Pero aquella mañana del discurso sobre el estado de la Unión, Clinton no estaba para películas. Entró en la sala de cine cuyas paredes hoy están decoradas con tonos rojizos, pero en la que entonces predominaban los cortinajes blancos, salpicados con toques anaranjados y marrones y motivos florales. Había espacio para unas cuarenta personas, aunque en ese momento eran muchos menos. Solo los imprescindibles. No más de veinte.

Justo delante de la pantalla se instaló un atril, escoltado a ambos lados por las dos pantallas de cristal transparente del teleprompter, sujetas por delgados trípodes metálicos. El presidente leería su discurso en esas pantallas. Justo delante se había preparado para la ocasión una amplia mesa en la que los redactores de discursos del presidente seguían el ensayo armados con sus ordenadores. Estaba presente Harry Tomason, un productor de cine y televisión nativo de Arkansas (como el presidente) y amigo personal del matrimonio Clinton. Tiempo después, Tomason se vio obligado a declarar ante la justicia por el caso Lewinsky y más tarde produjo un documental sobre los intentos de derribar a Clinton titulado La caza de un presidente. Ahora estaba allí para asesorar a su amigo sobre cómo actuar ante el Congreso y ante sus conciudadanos de Estados Unidos. En otra butaca de la sala estaba Michael Sheehan, experto en coaching para hablar en público. Y a su lado, Tommy Caplan, escritor de novelas y compañero de universidad de Bill Clinton, que le ayudaba a dar forma a determinadas frases.

El presidente empezó a leer el discurso que tenía preparado y en el que los redactores de la Casa Blanca y otros asesores llevaban trabajando semanas, desde mucho después de que Monica Lewinsky disfrutara de la comodidad del despacho privado de Clinton, pero desde mucho antes de que Monica Lewinsky apareciera en el titular de un periódico de la mañana. Nadie pronunció su nombre en aquella sala, pero estaba en la mente de todos.

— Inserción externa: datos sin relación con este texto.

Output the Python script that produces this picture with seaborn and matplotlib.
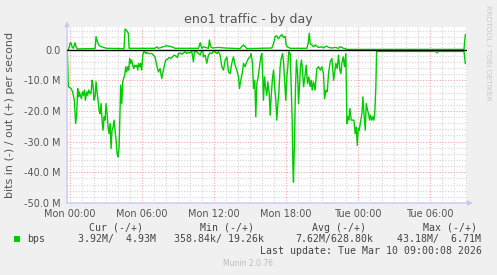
import numpy as np
import pandas as pd
import matplotlib
matplotlib.use("Agg")
import matplotlib.pyplot as plt
import seaborn as sns
from matplotlib.ticker import MultipleLocator, FixedLocator, FuncFormatter
from matplotlib.patches import Rectangle

# ---------------- data (hours since Mon 00:00, values in Mbit/s) ----------------
title = "eno1 traffic - by day"
y_label = "bits in (-) / out (+) per second"

in_hours = [-0.18, -0.10, 0.13, 0.26, 0.40, 0.51, 0.60, 0.68, 0.76, 0.82, 0.90, 0.99, 1.07, 1.15,
            1.24, 1.32, 1.43, 1.51, 1.60, 1.71, 1.79, 1.88, 1.96, 2.04, 2.13, 2.21, 2.29, 2.38,
            2.46, 2.54, 2.63, 2.71, 2.79, 2.88, 2.96, 3.04, 3.13, 3.21, 3.29, 3.38, 3.46, 3.54,
            3.63, 3.71, 3.79, 3.88, 3.96, 4.04, 4.13, 4.21, 4.26, 4.35, 4.43, 4.51, 4.60, 4.68,
            4.76, 4.85, 4.93, 5.01, 5.10, 5.18, 5.26, 5.35, 5.43, 5.51, 5.60, 5.68, 5.76, 5.85,
            5.93, 6.01, 6.10, 6.18, 6.26, 6.35, 6.43, 6.57, 6.85, 7.12, 7.26, 7.40, 7.54, 7.68,
            7.76, 7.88, 8.01, 8.15, 8.29, 8.43, 8.57, 8.71, 8.85, 8.99, 9.07, 9.21, 9.35, 9.49,
            9.63, 9.76, 9.90, 10.04, 10.18, 10.32, 10.40, 10.60, 10.74, 10.88, 11.01, 11.10, 11.15,
            11.29, 11.43, 11.57, 11.71, 11.85, 11.99, 12.12, 12.26, 12.40, 12.54, 12.68, 12.82,
            12.96, 13.10, 13.24, 13.38, 13.51, 13.65, 13.79, 13.93, 14.07, 14.15, 14.26, 14.38,
            14.49, 14.62, 14.76, 14.90, 15.04, 15.12, 15.24, 15.32, 15.43, 15.51, 15.60, 15.71,
            15.82, 15.93, 16.01, 16.10, 16.15, 16.24, 16.32, 16.43, 16.51, 16.63, 16.71, 16.79,
            16.90, 16.99, 17.07, 17.18, 17.26, 17.35, 17.43, 17.54, 17.63, 17.74, 17.82, 17.90,
            18.01, 18.10, 18.18, 18.26, 18.38, 18.46, 18.54, 18.60, 18.65, 18.74, 18.82, 18.90,
            18.99, 19.07, 19.15, 19.24, 19.32, 19.40, 19.49, 19.60, 19.71, 19.82, 19.93, 20.04,
            20.13, 20.21, 20.32, 20.45, 20.60, 20.74, 20.88, 21.01, 21.15, 21.24, 21.35, 21.46,
            21.57, 21.71, 21.85, 21.99, 22.07, 22.18, 22.29, 22.40, 22.51, 22.60, 22.68, 22.79,
            22.90, 23.01, 23.10, 23.18, 23.26, 23.35, 23.46, 23.57, 23.68, 23.79, 23.88, 23.96,
            24.04, 24.13, 24.21, 24.35, 24.43, 24.51, 24.63, 24.71, 24.82, 24.90, 24.99, 25.07,
            25.18, 25.26, 25.35, 25.43, 25.51, 25.57, 30.50, 30.60, 30.70, 32.85, 32.96]
in_mbps = [-0.8, -12.1, -12.7, -13.8, -16.5, -24.1, -20.9, -12.7, -15.4, -13.8, -14.9, -16.0, -13.8, -14.9,
           -13.2, -16.5, -13.8, -14.9, -13.2, -14.3, -14.3, -10.0, -11.6, -16.5, -15.4, -10.5, -13.8, -16.5,
           -19.8, -20.9, -17.6, -23.0, -26.3, -21.9, -23.0, -17.6, -20.9, -25.2, -27.4, -24.1, -32.3, -26.3,
           -25.2, -23.0, -26.3, -29.6, -33.9, -35.0, -31.7, -19.8, -11.6, -17.6, -10.5, -9.4, -8.3, -5.6,
           -7.3, -5.6, -6.7, -2.9, -4.5, -3.4, -5.1, -6.2, -5.1, -5.6, -5.1, -6.7, -4.5, -5.6,
           -4.5, -6.7, -1.8, -0.7, -0.7, -1.3, -0.9, -1.3, -1.3, -2.4, -5.1, -7.3, -6.2, -9.4,
           -7.8, -5.6, -3.4, -3.2, -2.6, -2.9, -2.4, -1.8, -2.1, -2.6, -1.3, -1.1, -1.5, -1.1,
           -0.7, -1.3, -0.9, -1.1, -0.5, -4.0, -0.7, -0.7, -1.3, -1.8, -0.4, -0.4, -2.4,
           -1.8, -4.5, -1.8, -1.1, -1.3, -0.5, -0.7, -1.3, -0.7, -1.8, -5.6, -6.7,
           -3.4, -2.4, -7.3, -7.8, -4.5, -2.4, -5.1, -6.7, -8.9, -12.7, -10.0, -7.8,
           -4.5, -5.6, -4.0, -2.9, -2.4, -1.3, -4.5, -12.7, -10.0, -21.9, -11.1, -8.9,
           -5.6, -2.4, -1.3, -10.0, -16.5, -8.9, -12.1, -14.9, -10.5, -14.3, -21.4, -15.4,
           -9.4, -6.7, -11.6, -16.5, -23.0, -17.6, -14.3, -5.6, -2.9, -1.3, -4.0, -9.4,
           -16.5, -8.9, -5.6, -0.7, -1.3, -12.1, -23.0, -38.2, -43.2, -28.5, -12.1, -3.4,
           -7.8, -17.6, -12.1, -5.1, -3.4, -6.7, -12.1, -8.9, -5.1, -11.1, -8.9, -12.1,
           -10.0, -13.2, -10.5, -13.2, -6.2, -5.6, -6.7, -5.6, -7.8, -16.0, -13.2, -13.8,
           -7.8, -4.0, -2.9, -10.0, -7.8, -4.5, -6.2, -1.8, -6.7, -7.8, -4.5, -2.4,
           -5.6, -1.3, -24.1, -21.9, -23.0, -19.2, -23.0, -23.0, -23.0, -27.4, -25.2, -31.2,
           -25.7, -26.3, -24.1, -20.9, -15.4, -20.3, -26.3, -17.6, -19.8, -20.9, -23.0, -21.4,
           -23.0, -21.9, -23.0, -19.8, -12.1, -0.6, -0.6, -1.1, -0.6, -0.6, -4.6]

out_hours = [-0.18, -0.10, -0.02, 0.04, 0.13, 0.21, 0.32, 0.46, 0.54, 0.65, 1.50, 2.13, 2.21, 2.32,
             2.43, 2.54, 2.68, 2.82, 3.10, 4.54, 4.63, 4.76, 4.90, 4.96, 7.12, 7.26, 7.40, 7.96,
             8.10, 8.24, 8.51, 8.80, 10.74, 10.88, 11.01, 11.15, 11.57, 11.65, 11.76, 11.90, 12.40,
             12.96, 14.20, 14.35, 14.49, 14.62, 14.76, 16.85, 16.99, 17.13, 17.26, 17.40, 17.54,
             17.68, 17.82, 17.96, 18.04, 18.15, 18.38, 19.76, 19.87, 19.96, 20.04, 20.18, 20.32,
             20.46, 20.60, 20.74, 21.01, 21.15, 21.29, 21.43, 21.57, 21.85, 22.12, 22.40, 22.54,
             22.68, 22.82, 22.96, 23.10, 32.85, 32.96]
out_mbps = [0.0, 0.0, 0.9, 2.0, 2.2, 0.9, 0.4, 2.2, 0.9, 0.2, 0.3, 0.3, 4.2, 2.6,
            1.5, 1.1, 0.9, 0.7, 0.4, 0.3, 6.7, 6.2, 5.3, 0.4, 0.4, 0.9, 0.4, 1.1,
            1.3, 1.1, 0.9, 0.4, 0.4, 2.2, 0.4, 0.9, 0.4, 3.1, 0.9, 0.5, 0.7,
            0.5, 0.3, 1.0, 1.5, 1.0, 0.3, 0.5, 2.0, 4.3, 4.5, 3.5, 4.3,
            4.9, 3.9, 4.3, 1.5, 0.9, 0.4, 0.4, 2.0, 5.3, 2.0, 1.5, 0.9,
            1.5, 1.1, 0.7, 0.9, 0.5, 0.9, 1.1, 0.7, 0.5, 0.7, 0.4, 0.9,
            0.7, 0.4, 0.3, 0.05, 0.05, 4.9]

tick_hours = [0, 6, 12, 18, 24, 30]
tick_labels = ["Mon 00:00", "Mon 06:00", "Mon 12:00", "Mon 18:00", "Tue 00:00", "Tue 06:00"]

legend_name = "bps"
legend_headers = ["Cur (-/+)", "Min (-/+)", "Avg (-/+)", "Max (-/+)"]
legend_values = ["3.92M/  4.93M", "358.84k/ 19.26k", "7.62M/628.80k", "43.18M/  6.71M"]
last_update = "Last update: Tue Mar 10 09:00:08 2026"
munin_version = "Munin 2.0.76"
side_text = "RRDTOOL / TOBI OETIKER"

# ---------------- style ----------------
sns.set_theme(style="white")
plt.rcParams['font.family'] = ['DejaVu Sans']

W, H = 497, 275
BG = '#F0F0F0'
GREEN = '#00CC00'
TXT = '#555555'

fig = plt.figure(figsize=(W / 100, H / 100), dpi=100, facecolor=BG)
ax = fig.add_axes([67 / W, (H - 203) / H, 400 / W, (203 - 27.3) / H])
ax.set_facecolor('white')

df_in = pd.DataFrame({'hour': in_hours, 'mbps': in_mbps})
df_out = pd.DataFrame({'hour': out_hours, 'mbps': out_mbps})
sns.lineplot(data=df_in, x='hour', y='mbps', color=GREEN, lw=1.0, estimator=None, ax=ax, zorder=3)
sns.lineplot(data=df_out, x='hour', y='mbps', color=GREEN, lw=1.0, estimator=None, ax=ax, zorder=3)
ax.axhline(0, color='black', lw=1.0, zorder=4)

ax.set_xlim(-0.21, 33.1)
ax.set_ylim(-50, 7.25)
ax.set_xlabel('')
ax.set_ylabel('')

ax.xaxis.set_major_locator(FixedLocator(tick_hours))
ax.set_xticklabels(tick_labels)
ax.xaxis.set_minor_locator(MultipleLocator(1))
ax.yaxis.set_major_locator(MultipleLocator(10))
ax.yaxis.set_minor_locator(MultipleLocator(2))
ax.yaxis.set_major_formatter(FuncFormatter(lambda v, p: '0.0' if abs(v) < 1e-9 else f'{v:.1f} M'))

ax.grid(which='minor', color='#D4D4D4', ls=(0, (1, 1.5)), lw=0.8, zorder=0)
ax.grid(which='major', color='#F0A8A8', ls=(0, (1, 1.5)), lw=0.8, zorder=0)
ax.set_axisbelow(True)

ax.tick_params(which='both', length=0, labelsize=7, labelcolor=TXT)
ax.tick_params(axis='y', pad=4.5)
ax.tick_params(axis='x', pad=4)
for s in ax.spines.values():
    s.set_visible(False)

# axis arrows
AX_COL = '#C8C8F4'
ax.annotate('', xy=(0, 1.035), xytext=(0, 0), xycoords='axes fraction',
            arrowprops=dict(arrowstyle='-|>', color=AX_COL, lw=1, mutation_scale=7, shrinkA=0, shrinkB=0),
            annotation_clip=False)
ax.annotate('', xy=(1.015, 0), xytext=(0, 0), xycoords='axes fraction',
            arrowprops=dict(arrowstyle='-|>', color=AX_COL, lw=1, mutation_scale=7, shrinkA=0, shrinkB=0),
            annotation_clip=False)

def fx(px):
    return px / W

def fy(py):
    return 1 - py / H

fig.text(fx(248), fy(19), title, ha='center', va='center', fontsize=9.1, color=TXT)
fig.text(fx(10), fy(115), y_label, ha='center', va='center', rotation=90, fontsize=8, color=TXT)
fig.text(fx(488), fy(53), side_text, ha='center', va='center', rotation=270, fontsize=5.4, color='#C8C8C8')

MONO = 'DejaVu Sans Mono'
header_x = [89, 200, 311.7, 422.7]
value_x = [78, 174, 295, 396.7]
for hx, htxt in zip(header_x, legend_headers):
    fig.text(fx(hx), fy(227.7), htxt, ha='left', va='center', fontsize=7.1, family=MONO, color='#444444')
for vx, vtxt in zip(value_x, legend_values):
    fig.text(fx(vx), fy(239.3), vtxt, ha='left', va='center', fontsize=7.1, family=MONO, color='#444444')
fig.text(fx(27), fy(239.3), legend_name, ha='left', va='center', fontsize=7.1, family=MONO, color='#444444')
fig.add_artist(Rectangle((fx(14), fy(242)), 6 / W, 6 / H, transform=fig.transFigure,
                         facecolor=GREEN, edgecolor='none'))
fig.text(fx(482), fy(251), last_update, ha='right', va='center', fontsize=7.1, family=MONO, color='#444444')
fig.text(fx(248), fy(264), munin_version, ha='center', va='center', fontsize=5.5, color='#BBBBBB')

fig.savefig('out.png', dpi=100, facecolor=BG)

A cada paso en la lectura del discurso se hacían propuestas de cambio en determinadas palabras o en algunos párrafos concretos, hasta que, según cuenta Blumenthal, Clinton hizo un aparte con él y dos asesores más: «¿Debo incluir alguna mención a ese asunto en el discurso?», preguntó. La respuesta unánime fue que no. «Es lo mismo que pienso yo», dijo el presidente. «No diré nada», concluyó.

Mientras Clinton ensayaba su discurso en la sala de cine, en su despacho de la Casa Blanca Hillary Clinton hacía una llamada tras otra a miembros del Congreso pertenecientes al Partido Demócrata. Quería asegurarse su fidelidad. Pedía un fuerte aplauso para el presidente aquella noche, y el apoyo en las duras semanas de lucha política y judicial que se avecinaban. Hillary at her best.